Set task: Quote the listing below in full and exactly as written, but omit every picture.

--- Begin ---

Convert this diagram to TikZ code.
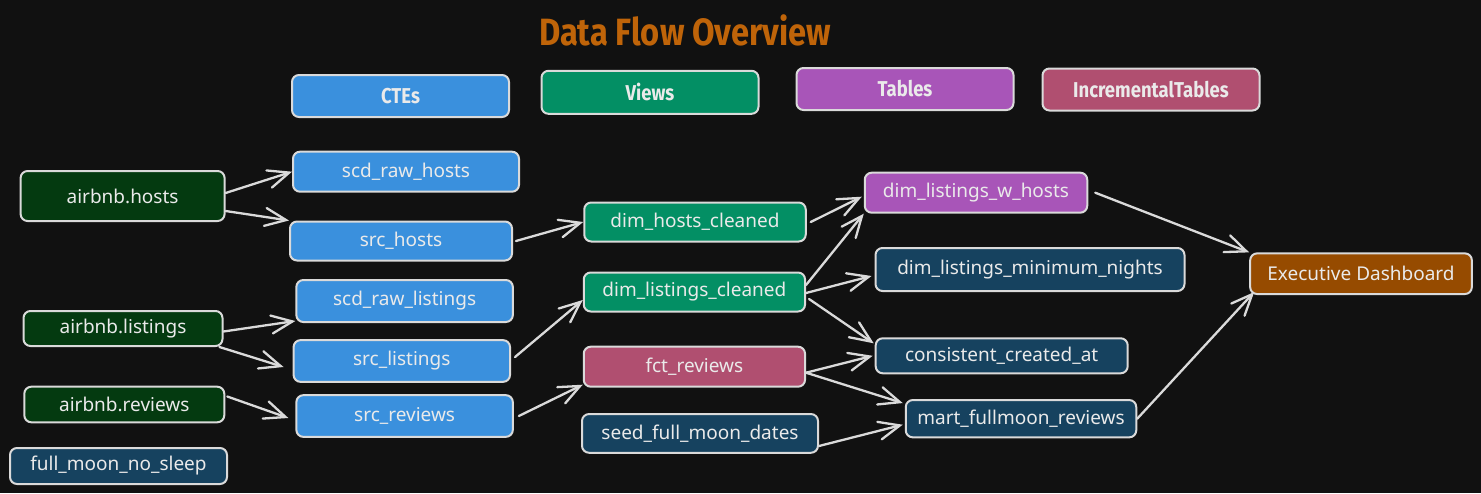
\documentclass[tikz,border=0pt]{standalone}
\usepackage{fontspec}
\usetikzlibrary{arrows.meta}
\newfontfamily\nodefont{Noto Sans}
\newfontfamily\legfont{Fira Sans}[FakeStretch=0.86]
\definecolor{bgc}{HTML}{111111}
\definecolor{edgec}{HTML}{DADADA}
\definecolor{txtc}{HTML}{EAEAEA}
\definecolor{ttlc}{HTML}{BF6409}
\definecolor{ctec}{HTML}{3A90DD}
\definecolor{viewc}{HTML}{038F64}
\definecolor{tablec}{HTML}{A855B8}
\definecolor{incc}{HTML}{B04F70}
\definecolor{srcc}{HTML}{043A10}
\definecolor{dbluec}{HTML}{16425F}
\definecolor{execc}{HTML}{964B00}
\tikzset{
  box/.style={draw=edgec, line width=2pt, rounded corners=7pt, text=txtc,
    font=\nodefont\fontsize{19pt}{22pt}\selectfont, inner sep=0pt, anchor=center},
  legbox/.style={box, font=\legfont\bfseries\fontsize{21.5pt}{24pt}\selectfont, text=txtc},
  flow/.style={draw=edgec, line width=2.3pt, line cap=round,
    -{Straight Barb[length=21pt,width=18pt,line cap=round]}}
}
\begin{document}
\begin{tikzpicture}[x=1pt,y=-1pt]
\fill[bgc] (0,0) rectangle (1481,493);
\useasboundingbox (0,0) rectangle (1481,493);
% title
\node[text=ttlc, font=\legfont\bfseries\fontsize{38pt}{40pt}\selectfont, anchor=center] (title) at (685,30) {Data Flow Overview};
% legend
\node[legbox, fill=ctec, minimum width=217pt, minimum height=42pt] (lcte) at (400.5,96) {CTEs};
\node[legbox, fill=viewc, minimum width=217pt, minimum height=43pt] (lview) at (650,92.3) {Views};
\node[legbox, fill=tablec, minimum width=217pt, minimum height=42pt] (ltab) at (905,89) {Tables};
\node[legbox, fill=incc, minimum width=217pt, minimum height=42pt] (linc) at (1151,89.5) {IncrementalTables};
% sources
\node[box, fill=srcc, minimum width=204pt, minimum height=50pt] (hosts) at (122.6,196) {airbnb.hosts};
\node[box, fill=srcc, minimum width=199pt, minimum height=35pt] (listings) at (123,328.5) {airbnb.listings};
\node[box, fill=srcc, minimum width=200pt, minimum height=35.6pt] (reviews) at (124.3,404.5) {airbnb.reviews};
\node[box, fill=dbluec, minimum width=217pt, minimum height=36pt] (fmns) at (118.5,466) {full\_moon\_no\_sleep};
% CTEs
\node[box, fill=ctec, minimum width=226pt, minimum height=40pt] (srh) at (406,171.7) {scd\_raw\_hosts};
\node[box, fill=ctec, minimum width=222pt, minimum height=39pt] (sh) at (401,241) {src\_hosts};
\node[box, fill=ctec, minimum width=216.5pt, minimum height=42pt] (srl) at (404.6,301) {scd\_raw\_listings};
\node[box, fill=ctec, minimum width=216.5pt, minimum height=41.7pt] (sl) at (401.8,361) {src\_listings};
\node[box, fill=ctec, minimum width=216.5pt, minimum height=41.7pt] (srv) at (404.6,416) {src\_reviews};
% views / middle
\node[box, fill=viewc, minimum width=221.5pt, minimum height=39pt] (dhc) at (695,222) {dim\_hosts\_cleaned};
\node[box, fill=viewc, minimum width=221.3pt, minimum height=39pt] (dlc) at (694.4,292) {dim\_listings\_cleaned};
\node[box, fill=incc, minimum width=221.3pt, minimum height=40pt] (fct) at (694.4,366.7) {fct\_reviews};
\node[box, fill=dbluec, minimum width=236pt, minimum height=38.7pt] (seed) at (700,433.4) {seed\_full\_moon\_dates};
% right column
\node[box, fill=tablec, minimum width=222.5pt, minimum height=40pt] (dlwh) at (976,192.7) {dim\_listings\_w\_hosts};
\node[box, fill=dbluec, minimum width=309pt, minimum height=43pt] (dlmn) at (1030,269.5) {dim\_listings\_minimum\_nights};
\node[box, fill=dbluec, minimum width=252pt, minimum height=35pt] (cca) at (1001.7,355.8) {consistent\_created\_at};
\node[box, fill=dbluec, minimum width=230.5pt, minimum height=37.3pt] (mart) at (1021,418.7) {mart\_fullmoon\_reviews};
\node[box, fill=execc, minimum width=221.7pt, minimum height=40.7pt] (exec) at (1361,273.7) {Executive Dashboard};
% connectors
\draw[flow] ([yshift=3pt]hosts.east) -- (srh.west);
\draw[flow] ([yshift=-15pt]hosts.east) -- (sh.north west);
\draw[flow] ([xshift=3pt]sh.east) -- (dhc.west);
\draw[flow] ([yshift=-3pt]listings.east) -- ([yshift=2pt]srl.south west);
\draw[flow] ([xshift=-4pt]listings.south east) -- ([xshift=-9pt,yshift=-6pt]sl.west);
\draw[flow] ([yshift=8pt,xshift=2pt]reviews.east) -- ([xshift=-7pt,yshift=-2pt]srv.west);
\draw[flow] ([xshift=4pt,yshift=4pt]sl.east) -- ([yshift=-8pt]dlc.west);
\draw[flow] ([xshift=5pt]srv.east) -- ([yshift=3pt]fct.south west);
\draw[flow] ([xshift=4pt]dhc.east) -- ([xshift=-2pt,yshift=-4pt]dlwh.west);
\draw[flow] ([yshift=7pt]dlc.east) -- (dlwh.south west);
\draw[flow] ([yshift=-1pt]dlc.east) -- ([xshift=-3pt,yshift=-6.5pt]dlmn.west);
\draw[flow] ([xshift=3pt,yshift=-7pt]dlc.east) -- ([xshift=-1pt,yshift=-6pt]cca.north west);
\draw[flow] ([yshift=-6pt]fct.east) -- ([xshift=-2pt]cca.west);
\draw[flow] ([yshift=-6pt]fct.east) -- ([xshift=-2pt,yshift=-4pt]mart.north west);
\draw[flow] ([yshift=-12.6pt]seed.east) -- ([xshift=-2pt,yshift=-6pt]mart.west);
\draw[flow] ([xshift=7pt]dlwh.east) -- (exec.north west);
\draw[flow] (mart.east) -- ([xshift=5pt,yshift=3pt]exec.south west);
\end{tikzpicture}
\end{document}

--- End ---

Response to this task:
Convert this diagram to TikZ code.
\documentclass[tikz,border=0pt]{standalone}
\usepackage{fontspec}
\usetikzlibrary{arrows.meta}
\newfontfamily\nodefont{Noto Sans}
\newfontfamily\legfont{Fira Sans}[FakeStretch=0.86]
\definecolor{bgc}{HTML}{111111}
\definecolor{edgec}{HTML}{DADADA}
\definecolor{txtc}{HTML}{EAEAEA}
\definecolor{ttlc}{HTML}{BF6409}
\definecolor{ctec}{HTML}{3A90DD}
\definecolor{viewc}{HTML}{038F64}
\definecolor{tablec}{HTML}{A855B8}
\definecolor{incc}{HTML}{B04F70}
\definecolor{srcc}{HTML}{043A10}
\definecolor{dbluec}{HTML}{16425F}
\definecolor{execc}{HTML}{964B00}
\tikzset{
  box/.style={draw=edgec, line width=2pt, rounded corners=7pt, text=txtc,
    font=\nodefont\fontsize{19pt}{22pt}\selectfont, inner sep=0pt, anchor=center},
  legbox/.style={box, font=\legfont\bfseries\fontsize{21.5pt}{24pt}\selectfont, text=txtc},
  flow/.style={draw=edgec, line width=2.3pt, line cap=round,
    -{Straight Barb[length=21pt,width=18pt,line cap=round]}}
}
\begin{document}
\begin{tikzpicture}[x=1pt,y=-1pt]
\fill[bgc] (0,0) rectangle (1481,493);
\useasboundingbox (0,0) rectangle (1481,493);
% title
\node[text=ttlc, font=\legfont\bfseries\fontsize{38pt}{40pt}\selectfont, anchor=center] (title) at (685,30) {Data Flow Overview};
% legend
\node[legbox, fill=ctec, minimum width=217pt, minimum height=42pt] (lcte) at (400.5,96) {CTEs};
\node[legbox, fill=viewc, minimum width=217pt, minimum height=43pt] (lview) at (650,92.3) {Views};
\node[legbox, fill=tablec, minimum width=217pt, minimum height=42pt] (ltab) at (905,89) {Tables};
\node[legbox, fill=incc, minimum width=217pt, minimum height=42pt] (linc) at (1151,89.5) {IncrementalTables};
% sources
\node[box, fill=srcc, minimum width=204pt, minimum height=50pt] (hosts) at (122.6,196) {airbnb.hosts};
\node[box, fill=srcc, minimum width=199pt, minimum height=35pt] (listings) at (123,328.5) {airbnb.listings};
\node[box, fill=srcc, minimum width=200pt, minimum height=35.6pt] (reviews) at (124.3,404.5) {airbnb.reviews};
\node[box, fill=dbluec, minimum width=217pt, minimum height=36pt] (fmns) at (118.5,466) {full\_moon\_no\_sleep};
% CTEs
\node[box, fill=ctec, minimum width=226pt, minimum height=40pt] (srh) at (406,171.7) {scd\_raw\_hosts};
\node[box, fill=ctec, minimum width=222pt, minimum height=39pt] (sh) at (401,241) {src\_hosts};
\node[box, fill=ctec, minimum width=216.5pt, minimum height=42pt] (srl) at (404.6,301) {scd\_raw\_listings};
\node[box, fill=ctec, minimum width=216.5pt, minimum height=41.7pt] (sl) at (401.8,361) {src\_listings};
\node[box, fill=ctec, minimum width=216.5pt, minimum height=41.7pt] (srv) at (404.6,416) {src\_reviews};
% views / middle
\node[box, fill=viewc, minimum width=221.5pt, minimum height=39pt] (dhc) at (695,222) {dim\_hosts\_cleaned};
\node[box, fill=viewc, minimum width=221.3pt, minimum height=39pt] (dlc) at (694.4,292) {dim\_listings\_cleaned};
\node[box, fill=incc, minimum width=221.3pt, minimum height=40pt] (fct) at (694.4,366.7) {fct\_reviews};
\node[box, fill=dbluec, minimum width=236pt, minimum height=38.7pt] (seed) at (700,433.4) {seed\_full\_moon\_dates};
% right column
\node[box, fill=tablec, minimum width=222.5pt, minimum height=40pt] (dlwh) at (976,192.7) {dim\_listings\_w\_hosts};
\node[box, fill=dbluec, minimum width=309pt, minimum height=43pt] (dlmn) at (1030,269.5) {dim\_listings\_minimum\_nights};
\node[box, fill=dbluec, minimum width=252pt, minimum height=35pt] (cca) at (1001.7,355.8) {consistent\_created\_at};
\node[box, fill=dbluec, minimum width=230.5pt, minimum height=37.3pt] (mart) at (1021,418.7) {mart\_fullmoon\_reviews};
\node[box, fill=execc, minimum width=221.7pt, minimum height=40.7pt] (exec) at (1361,273.7) {Executive Dashboard};
% connectors
\draw[flow] ([yshift=3pt]hosts.east) -- (srh.west);
\draw[flow] ([yshift=-15pt]hosts.east) -- (sh.north west);
\draw[flow] ([xshift=3pt]sh.east) -- (dhc.west);
\draw[flow] ([yshift=-3pt]listings.east) -- ([yshift=2pt]srl.south west);
\draw[flow] ([xshift=-4pt]listings.south east) -- ([xshift=-9pt,yshift=-6pt]sl.west);
\draw[flow] ([yshift=8pt,xshift=2pt]reviews.east) -- ([xshift=-7pt,yshift=-2pt]srv.west);
\draw[flow] ([xshift=4pt,yshift=4pt]sl.east) -- ([yshift=-8pt]dlc.west);
\draw[flow] ([xshift=5pt]srv.east) -- ([yshift=3pt]fct.south west);
\draw[flow] ([xshift=4pt]dhc.east) -- ([xshift=-2pt,yshift=-4pt]dlwh.west);
\draw[flow] ([yshift=7pt]dlc.east) -- (dlwh.south west);
\draw[flow] ([yshift=-1pt]dlc.east) -- ([xshift=-3pt,yshift=-6.5pt]dlmn.west);
\draw[flow] ([xshift=3pt,yshift=-7pt]dlc.east) -- ([xshift=-1pt,yshift=-6pt]cca.north west);
\draw[flow] ([yshift=-6pt]fct.east) -- ([xshift=-2pt]cca.west);
\draw[flow] ([yshift=-6pt]fct.east) -- ([xshift=-2pt,yshift=-4pt]mart.north west);
\draw[flow] ([yshift=-12.6pt]seed.east) -- ([xshift=-2pt,yshift=-6pt]mart.west);
\draw[flow] ([xshift=7pt]dlwh.east) -- (exec.north west);
\draw[flow] (mart.east) -- ([xshift=5pt,yshift=3pt]exec.south west);
\end{tikzpicture}
\end{document}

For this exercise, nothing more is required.